Alice Cooper, a famously painted-up rock icon since the ’70s, came under fire for a series of benign comments regarding the current transgender pandamonium.

“I’m understanding that there are cases of transgenderism, but I’m afraid that it’s also a fad, and I’m afraid there’s a lot of people claiming to be this just because they want to be that,” Cooper said. “I find it wrong when you’ve got a six-year-old kid who has no idea. He just wants to play, and you’re confusing him telling him, ‘Yeah, you’re a boy, but you could be a girl if you want to be.’”

For this perfectly innocuous statement, Cooper lost a brand deal with Vampyre Cosmetics, which accused the musician of transphobia.

Clearly, the LGBT community is so oppressed and powerless that banal criticism of them results in losing work. Cooper didn’t express anything hateful, he simply cautioned of too many people hopping aboard the current cultural bandwagon and that these procedures have permanent consequences.

For that, Cooper was accused of “spewing debunked bathroom predator myths” and “leaning on right-wing, anti-trans scare tactics” by Rolling Stone, an outlet that used to be about covering music but has since moved on to political hackery.

But Cooper isn’t the only rockstar to feel the wrath of former supporters.

Legendary guitarist Carlos Santana recently made headlines when he paused during a concert to express his opinions on transgenderism and gender ideology.

“When God made you and me — before we came out of the womb, you know who you are and what you are,” the rocker told a crowd of concertgoers. “Later on, when you grow up and you see things, and you start believing that you could be something that sounds good, but you know it ain’t right. Because a woman is a woman and a man is a man. That’s it.”

The vitriolic response from the gender cultists was immediate. Multiple outlets painted his comments as “anti-trans,” making him out to be a monster for stating obvious facts. The harassment clearly got to him, or at least his agents and managers, because he put out a since-deleted apology a few days later.

Santana and Cooper are the two most recent examples of rocker rebels publicly criticizing the LGBT regime, but there are many others who have taken a stand and found themselves on the receiving end of rainbow thugs.

KISS frontman Paul Stanley criticized “a lifestyle that confuses young children into questioning their sexual identification as though some sort of game” with which Twisted Sister’s lead singer Dee Snider agreed.

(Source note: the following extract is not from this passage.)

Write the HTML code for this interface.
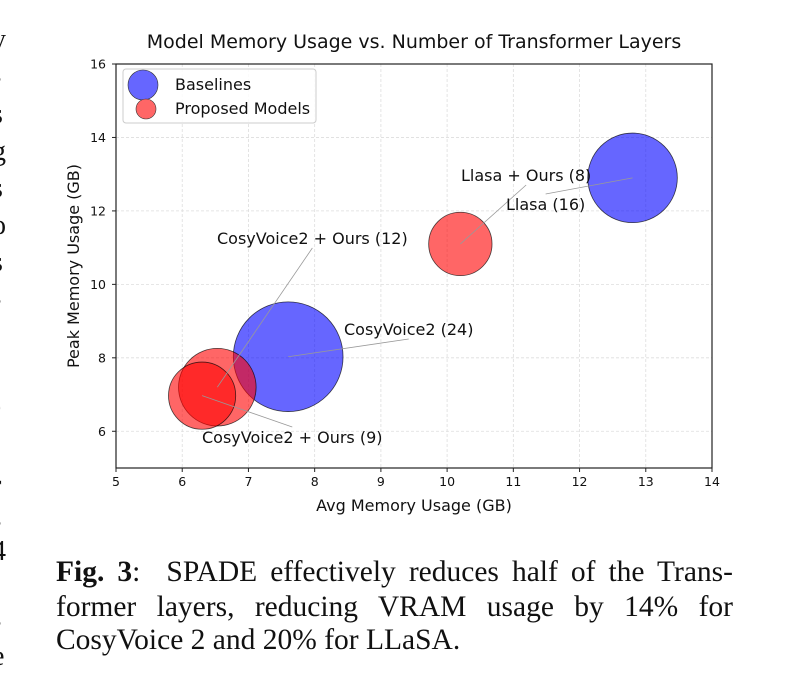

And without fail, the claws and fangs came out to accuse these men of betraying their subversive roots. “The LGBT community is horribly oppressed,” the radicals cried. “You’re supposed to be on our side!”

Yet the vicious attacks against these men reveal the truth. The LGBT mob has never held more sway than it does now, and they have the power to utterly destroy their opposition and force them to bend the knee. It’s only natural that the anti-establishment rockers, who fought so hard against the conservative majority, have adapted to the times and now rail against the new establishment.

The radical left has long lost the right to call themselves the underdogs. They’re “The Man” now, crushing dissent and making people’s lives miserable. Which makes the conservative movement the new underdog.

And since every scrappy underdog needs a theme song, might I recommend Twisted Sister’s “We’re Not Gonna Take It?”